During Rehnquist’s early years on the court, he often was the lone dissenter – so much so that “his law clerks bought him a Lone Ranger doll that stayed on his mantelpiece ’till the end of his tenure on the court,” Roberts said, long after his lone dissents had become accepted as law by a court majority.

Rehnquist was elevated to chief justice in 1986 and “earned the respect of his colleagues by the fairness and efficiency he displayed,” Roberts said.

He noted Rehnquist’s unconventional ways, from favoring Hush Puppy shoes and long sideburns to missing one presidential State of the Union address because “it conflicted with the watercolor class he was taking at the local YMCA.

“Rehnquist explained that he had paid $25 to sign up for the class and he wasn’t going to miss one of the sessions,” he said.

Roberts said that during Rehnquist’s 33-year tenure on the Supreme Court, he argued 39 cases with him. “Each of those arguments was a lesson, sometimes a hard one, in lawyering,” he said.

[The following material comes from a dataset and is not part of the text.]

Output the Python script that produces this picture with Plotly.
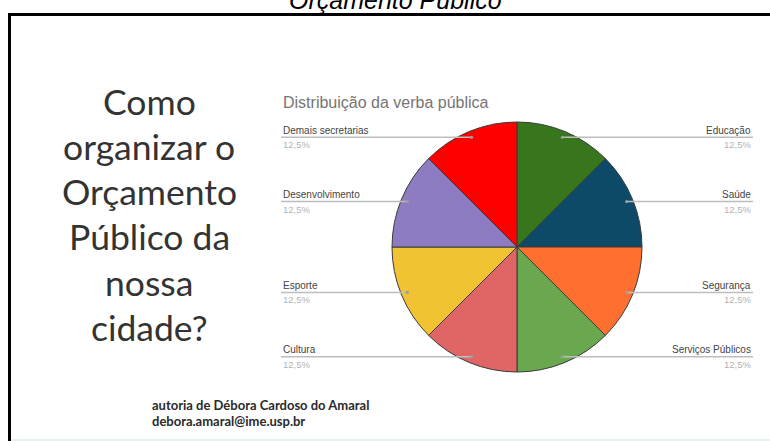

He said that as an associate justice, Rehnquist taught advocates the importance of preparation “focused on a rigorous understanding of the content of the controlling law.”

Roberts cited two favorite questions Rehnquist would pose to lawyers:

” ‘You say that’s what Congress meant. What did Congress say?’ ”

And, ” ‘Which of our cases support that proposition?’ ”

Roberts said Rehnquist had a knack for getting to the heart of an issue quickly and efficiently, and was known for the brevity of his opinions and his love of adding historical perspective, frequently referring to little-known events.

He enjoyed wagers and delighted in charades, croquet and board games, Roberts added.

Roberts was named to the high court in September 2005 to succeed Rehnquist. He gave the college’s third annual Rehnquist Center Lecture.

The nonpartisan Rehnquist Center on the Constitutional Structures of Government was established at the college in 2006, and the lecture series honors the late chief justice.

In a question-and-answer session, Roberts said the increasingly politicized nature of the Senate judicial confirmation process is troubling.

“I think we need to have a broader recognition that we are not part of the political process, that we are not representatives of either an administration or a confirming Senate on the court,” he said.

He also said having justices come to the court with trial experience would be a good thing. Most have primarily an academic background, he noted.

“The one gaping hole in the background of legal experience is trial experience, the trial judge,” he said.

He added that Rehnquist was a hands-on trial lawyer for his entire career as a private practitioner and missed that so much that as chief justice he once appointed himself to sit as a trial judge in the Eastern District of Virginia.

Rehnquist rendered an opinion “and was promptly reversed by the 4th Circuit” Court of Appeals, Roberts said.